● **Problem description**:
Word for word, repeat the entries, minus the pictures.

Entries with chart source code:
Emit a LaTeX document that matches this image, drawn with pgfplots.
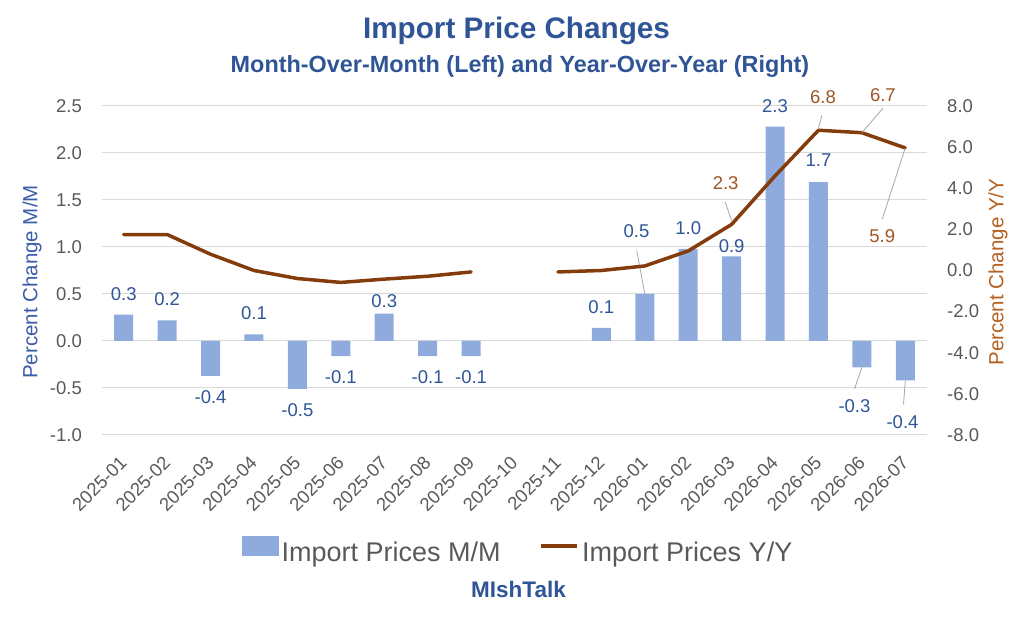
\documentclass[border=0pt]{standalone}
\usepackage{fontspec}
\setmainfont{Liberation Sans}
\usepackage{pgfplots}
\usepackage{pgfplotstable}
\pgfplotsset{compat=1.18}
\definecolor{barblue}{HTML}{8FAADC}
\definecolor{lineb}{HTML}{843C0C}
\definecolor{titleblue}{HTML}{2F5597}
\definecolor{labblue}{HTML}{2F5597}
\definecolor{axblue}{HTML}{3B5CA8}
\definecolor{labbrown}{HTML}{9E5427}
\definecolor{axbrown}{HTML}{B4601F}
\definecolor{tickgray}{HTML}{595959}
\definecolor{gridgray}{HTML}{D9D9D9}
\definecolor{leadgray}{HTML}{A6A6A6}

\pgfplotstableread{
x y lab dx dy
0 0.28 0.3 0 21
1 0.22 0.2 0 21
2 -0.37 -0.4 0 -21
3 0.07 0.1 0 21
4 -0.51 -0.5 0 -21
5 -0.16 -0.1 0 -21
6 0.29 0.3 0 13
7 -0.16 -0.1 0 -21
8 -0.16 -0.1 0 -21
11 0.14 0.1 0 21
12 0.50 0.5 -8.3 63.3
13 0.98 1.0 0 21
14 0.90 0.9 0 10.7
15 2.28 2.3 0 21
16 1.69 1.7 0 21.7
17 -0.28 -0.3 -7.4 -38.7
18 -0.42 -0.4 -2.8 -41.7
}\bartab

\pgfplotstableread{
x y
0 1.75
1 1.75
2 0.79
3 0.00
4 -0.39
5 -0.58
6 -0.42
7 -0.28
8 -0.07
9 nan
10 -0.07
11 0.00
12 0.22
13 0.95
14 2.24
15 4.60
16 6.82
17 6.70
18 5.96
}\linetab

\pgfplotstableread{
x y lab dx dy
14 2.24 2.3 -6 41
16 6.82 6.8 4.5 33.3
17 6.70 6.7 21 37.7
18 5.96 5.9 -23 -87.7
}\linelab

\begin{document}
\begin{tikzpicture}
\useasboundingbox (0,0) rectangle (1024pt,636pt);
\node[anchor=base, text=titleblue, font=\bfseries\fontsize{29.7}{32}\selectfont] at (516.5pt,597pt) {Import Price Changes};
\node[anchor=base, text=titleblue, font=\bfseries\fontsize{23.4}{26}\selectfont] at (520pt,563.3pt) {Month-Over-Month (Left) and Year-Over-Year (Right)};
\node[anchor=base, text=titleblue, font=\bfseries\fontsize{22.5}{25}\selectfont] at (518.5pt,38pt) {MIshTalk};

\begin{axis}[
  at={(102pt,201pt)}, anchor=south west,
  scale only axis, width=825pt, height=329pt,
  xmin=-0.5, xmax=18.5, ymin=-1, ymax=2.5,
  ytick={-1,-0.5,0,0.5,1,1.5,2,2.5},
  xtick={0,...,18},
  xticklabels={2025-01,2025-02,2025-03,2025-04,2025-05,2025-06,2025-07,2025-08,2025-09,2025-10,2025-11,2025-12,2026-01,2026-02,2026-03,2026-04,2026-05,2026-06,2026-07},
  axis line style={draw=none},
  major tick length=0pt,
  ymajorgrids, grid style={draw=gridgray, line width=1pt},
  clip=false,
  /pgf/number format/assume math mode=true,
  yticklabel style={/pgf/number format/.cd, fixed, fixed zerofill, precision=1, assume math mode=true, /tikz/.cd, anchor=east, inner sep=0pt, xshift=-20pt, font=\fontsize{18.5}{20}\selectfont, text=tickgray},
  xticklabel style={inner sep=0pt, xshift=-4.9pt, yshift=-20pt, rotate=45, anchor=north east, font=\fontsize{18.5}{20}\selectfont, text=tickgray},
  every axis y label/.style={at={(axis description cs:-0.0848,0.465)}, rotate=90, anchor=center, font=\fontsize{20.5}{22}\selectfont, text=axblue},
  ylabel={Percent Change M/M},
  legend style={at={(0.504,-0.3495)}, anchor=center, draw=none, fill=none,
    font=\fontsize{27}{30}\selectfont, text=tickgray,
    nodes={inner sep=1pt},
    /tikz/every odd column/.append style={column sep=2pt},
    /tikz/every even column/.append style={column sep=38pt}},
  legend columns=2,
]
\addplot[ybar, bar width=19pt, fill=barblue, draw=none, forget plot,
  nodes near coords, point meta=explicit symbolic,
  visualization depends on={\thisrow{dx} \as \dx},
  visualization depends on={\thisrow{dy} \as \dy},
  every node near coord/.append style={anchor=center, xshift=\dx pt, yshift=\dy pt, inner sep=0pt, font=\fontsize{18.5}{20}\selectfont, text=labblue}
] table[x=x, y=y, meta=lab] {\bartab};
\addlegendimage{legend image code/.code={\fill[barblue] (0pt,-3pt) rectangle (36pt,16pt);}}
\addlegendentry{Import Prices M/M}
\addlegendimage{legend image code/.code={\draw[line width=3.5pt, lineb] (0pt,6.5pt) -- (36pt,6.5pt);}}
\addlegendentry{Import Prices Y/Y}
\draw[leadgray, line width=0.8pt] (axis cs:12,0.50) -- ++(-8pt,43.3pt);
\draw[leadgray, line width=0.8pt] (axis cs:17,-0.28) -- ++(-7.4pt,-21.7pt);
\draw[leadgray, line width=0.8pt] (axis cs:18,-0.42) -- ++(-1.8pt,-24pt);
\end{axis}

\begin{axis}[
  at={(102pt,201pt)}, anchor=south west,
  scale only axis, width=825pt, height=329pt,
  xmin=-0.5, xmax=18.5, ymin=-8, ymax=8,
  ytick={-8,-6,-4,-2,0,2,4,6,8},
  axis x line=none, axis y line*=right,
  axis line style={draw=none},
  major tick length=0pt,
  clip=false,
  unbounded coords=jump,
  /pgf/number format/assume math mode=true,
  yticklabel style={/pgf/number format/.cd, fixed, fixed zerofill, precision=1, assume math mode=true, /tikz/.cd, anchor=west, inner sep=0pt, xshift=20pt, font=\fontsize{18.5}{20}\selectfont, text=tickgray},
  every axis y label/.style={at={(axis description cs:1.086,0.495)}, rotate=90, anchor=center, font=\fontsize{20.5}{22}\selectfont, text=axbrown},
  ylabel={Percent Change Y/Y},
]
\addplot[lineb, line width=3.5pt, line join=round, line cap=round, mark=none] table[x=x, y=y] {\linetab};
\addplot[draw=none, mark=none,
  nodes near coords, point meta=explicit symbolic,
  visualization depends on={\thisrow{dx} \as \dx},
  visualization depends on={\thisrow{dy} \as \dy},
  every node near coord/.append style={anchor=center, xshift=\dx pt, yshift=\dy pt, inner sep=0pt, font=\fontsize{18.5}{20}\selectfont, text=labbrown}
] table[x=x, y=y, meta=lab] {\linelab};
\draw[leadgray, line width=0.8pt] (axis cs:14,2.24) ++(0pt,4pt) -- ++(-6.5pt,18.5pt);
\draw[leadgray, line width=0.8pt] (axis cs:16,6.82) ++(0pt,2pt) -- ++(3.5pt,13pt);
\draw[leadgray, line width=0.8pt] (axis cs:17,6.70) -- ++(21pt,24.4pt);
\draw[leadgray, line width=0.8pt] (axis cs:18,5.96) -- ++(-23pt,-71pt);
\end{axis}
\end{tikzpicture}
\end{document}
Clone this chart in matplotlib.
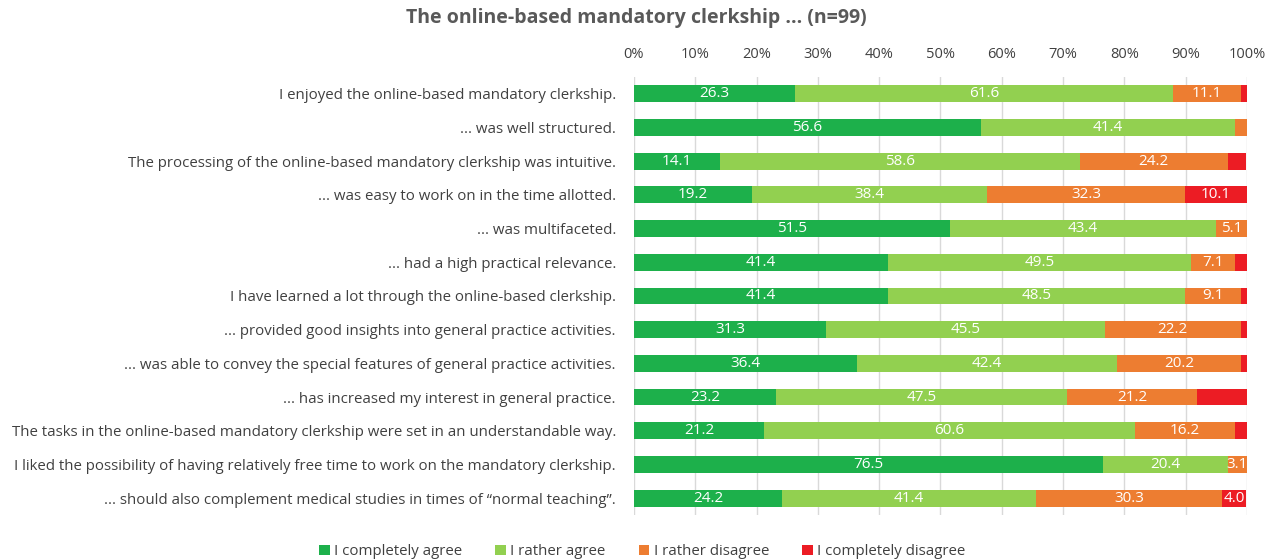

● **Task answer**:
Emit a LaTeX document that matches this image, drawn with pgfplots.
\documentclass[border=0pt]{standalone}
\usepackage{fontspec}
\setmainfont{Liberation Sans}
\usepackage{pgfplots}
\usepackage{pgfplotstable}
\pgfplotsset{compat=1.18}
\definecolor{barblue}{HTML}{8FAADC}
\definecolor{lineb}{HTML}{843C0C}
\definecolor{titleblue}{HTML}{2F5597}
\definecolor{labblue}{HTML}{2F5597}
\definecolor{axblue}{HTML}{3B5CA8}
\definecolor{labbrown}{HTML}{9E5427}
\definecolor{axbrown}{HTML}{B4601F}
\definecolor{tickgray}{HTML}{595959}
\definecolor{gridgray}{HTML}{D9D9D9}
\definecolor{leadgray}{HTML}{A6A6A6}

\pgfplotstableread{
x y lab dx dy
0 0.28 0.3 0 21
1 0.22 0.2 0 21
2 -0.37 -0.4 0 -21
3 0.07 0.1 0 21
4 -0.51 -0.5 0 -21
5 -0.16 -0.1 0 -21
6 0.29 0.3 0 13
7 -0.16 -0.1 0 -21
8 -0.16 -0.1 0 -21
11 0.14 0.1 0 21
12 0.50 0.5 -8.3 63.3
13 0.98 1.0 0 21
14 0.90 0.9 0 10.7
15 2.28 2.3 0 21
16 1.69 1.7 0 21.7
17 -0.28 -0.3 -7.4 -38.7
18 -0.42 -0.4 -2.8 -41.7
}\bartab

\pgfplotstableread{
x y
0 1.75
1 1.75
2 0.79
3 0.00
4 -0.39
5 -0.58
6 -0.42
7 -0.28
8 -0.07
9 nan
10 -0.07
11 0.00
12 0.22
13 0.95
14 2.24
15 4.60
16 6.82
17 6.70
18 5.96
}\linetab

\pgfplotstableread{
x y lab dx dy
14 2.24 2.3 -6 41
16 6.82 6.8 4.5 33.3
17 6.70 6.7 21 37.7
18 5.96 5.9 -23 -87.7
}\linelab

\begin{document}
\begin{tikzpicture}
\useasboundingbox (0,0) rectangle (1024pt,636pt);
\node[anchor=base, text=titleblue, font=\bfseries\fontsize{29.7}{32}\selectfont] at (516.5pt,597pt) {Import Price Changes};
\node[anchor=base, text=titleblue, font=\bfseries\fontsize{23.4}{26}\selectfont] at (520pt,563.3pt) {Month-Over-Month (Left) and Year-Over-Year (Right)};
\node[anchor=base, text=titleblue, font=\bfseries\fontsize{22.5}{25}\selectfont] at (518.5pt,38pt) {MIshTalk};

\begin{axis}[
  at={(102pt,201pt)}, anchor=south west,
  scale only axis, width=825pt, height=329pt,
  xmin=-0.5, xmax=18.5, ymin=-1, ymax=2.5,
  ytick={-1,-0.5,0,0.5,1,1.5,2,2.5},
  xtick={0,...,18},
  xticklabels={2025-01,2025-02,2025-03,2025-04,2025-05,2025-06,2025-07,2025-08,2025-09,2025-10,2025-11,2025-12,2026-01,2026-02,2026-03,2026-04,2026-05,2026-06,2026-07},
  axis line style={draw=none},
  major tick length=0pt,
  ymajorgrids, grid style={draw=gridgray, line width=1pt},
  clip=false,
  /pgf/number format/assume math mode=true,
  yticklabel style={/pgf/number format/.cd, fixed, fixed zerofill, precision=1, assume math mode=true, /tikz/.cd, anchor=east, inner sep=0pt, xshift=-20pt, font=\fontsize{18.5}{20}\selectfont, text=tickgray},
  xticklabel style={inner sep=0pt, xshift=-4.9pt, yshift=-20pt, rotate=45, anchor=north east, font=\fontsize{18.5}{20}\selectfont, text=tickgray},
  every axis y label/.style={at={(axis description cs:-0.0848,0.465)}, rotate=90, anchor=center, font=\fontsize{20.5}{22}\selectfont, text=axblue},
  ylabel={Percent Change M/M},
  legend style={at={(0.504,-0.3495)}, anchor=center, draw=none, fill=none,
    font=\fontsize{27}{30}\selectfont, text=tickgray,
    nodes={inner sep=1pt},
    /tikz/every odd column/.append style={column sep=2pt},
    /tikz/every even column/.append style={column sep=38pt}},
  legend columns=2,
]
\addplot[ybar, bar width=19pt, fill=barblue, draw=none, forget plot,
  nodes near coords, point meta=explicit symbolic,
  visualization depends on={\thisrow{dx} \as \dx},
  visualization depends on={\thisrow{dy} \as \dy},
  every node near coord/.append style={anchor=center, xshift=\dx pt, yshift=\dy pt, inner sep=0pt, font=\fontsize{18.5}{20}\selectfont, text=labblue}
] table[x=x, y=y, meta=lab] {\bartab};
\addlegendimage{legend image code/.code={\fill[barblue] (0pt,-3pt) rectangle (36pt,16pt);}}
\addlegendentry{Import Prices M/M}
\addlegendimage{legend image code/.code={\draw[line width=3.5pt, lineb] (0pt,6.5pt) -- (36pt,6.5pt);}}
\addlegendentry{Import Prices Y/Y}
\draw[leadgray, line width=0.8pt] (axis cs:12,0.50) -- ++(-8pt,43.3pt);
\draw[leadgray, line width=0.8pt] (axis cs:17,-0.28) -- ++(-7.4pt,-21.7pt);
\draw[leadgray, line width=0.8pt] (axis cs:18,-0.42) -- ++(-1.8pt,-24pt);
\end{axis}

\begin{axis}[
  at={(102pt,201pt)}, anchor=south west,
  scale only axis, width=825pt, height=329pt,
  xmin=-0.5, xmax=18.5, ymin=-8, ymax=8,
  ytick={-8,-6,-4,-2,0,2,4,6,8},
  axis x line=none, axis y line*=right,
  axis line style={draw=none},
  major tick length=0pt,
  clip=false,
  unbounded coords=jump,
  /pgf/number format/assume math mode=true,
  yticklabel style={/pgf/number format/.cd, fixed, fixed zerofill, precision=1, assume math mode=true, /tikz/.cd, anchor=west, inner sep=0pt, xshift=20pt, font=\fontsize{18.5}{20}\selectfont, text=tickgray},
  every axis y label/.style={at={(axis description cs:1.086,0.495)}, rotate=90, anchor=center, font=\fontsize{20.5}{22}\selectfont, text=axbrown},
  ylabel={Percent Change Y/Y},
]
\addplot[lineb, line width=3.5pt, line join=round, line cap=round, mark=none] table[x=x, y=y] {\linetab};
\addplot[draw=none, mark=none,
  nodes near coords, point meta=explicit symbolic,
  visualization depends on={\thisrow{dx} \as \dx},
  visualization depends on={\thisrow{dy} \as \dy},
  every node near coord/.append style={anchor=center, xshift=\dx pt, yshift=\dy pt, inner sep=0pt, font=\fontsize{18.5}{20}\selectfont, text=labbrown}
] table[x=x, y=y, meta=lab] {\linelab};
\draw[leadgray, line width=0.8pt] (axis cs:14,2.24) ++(0pt,4pt) -- ++(-6.5pt,18.5pt);
\draw[leadgray, line width=0.8pt] (axis cs:16,6.82) ++(0pt,2pt) -- ++(3.5pt,13pt);
\draw[leadgray, line width=0.8pt] (axis cs:17,6.70) -- ++(21pt,24.4pt);
\draw[leadgray, line width=0.8pt] (axis cs:18,5.96) -- ++(-23pt,-71pt);
\end{axis}
\end{tikzpicture}
\end{document}
Clone this chart in matplotlib.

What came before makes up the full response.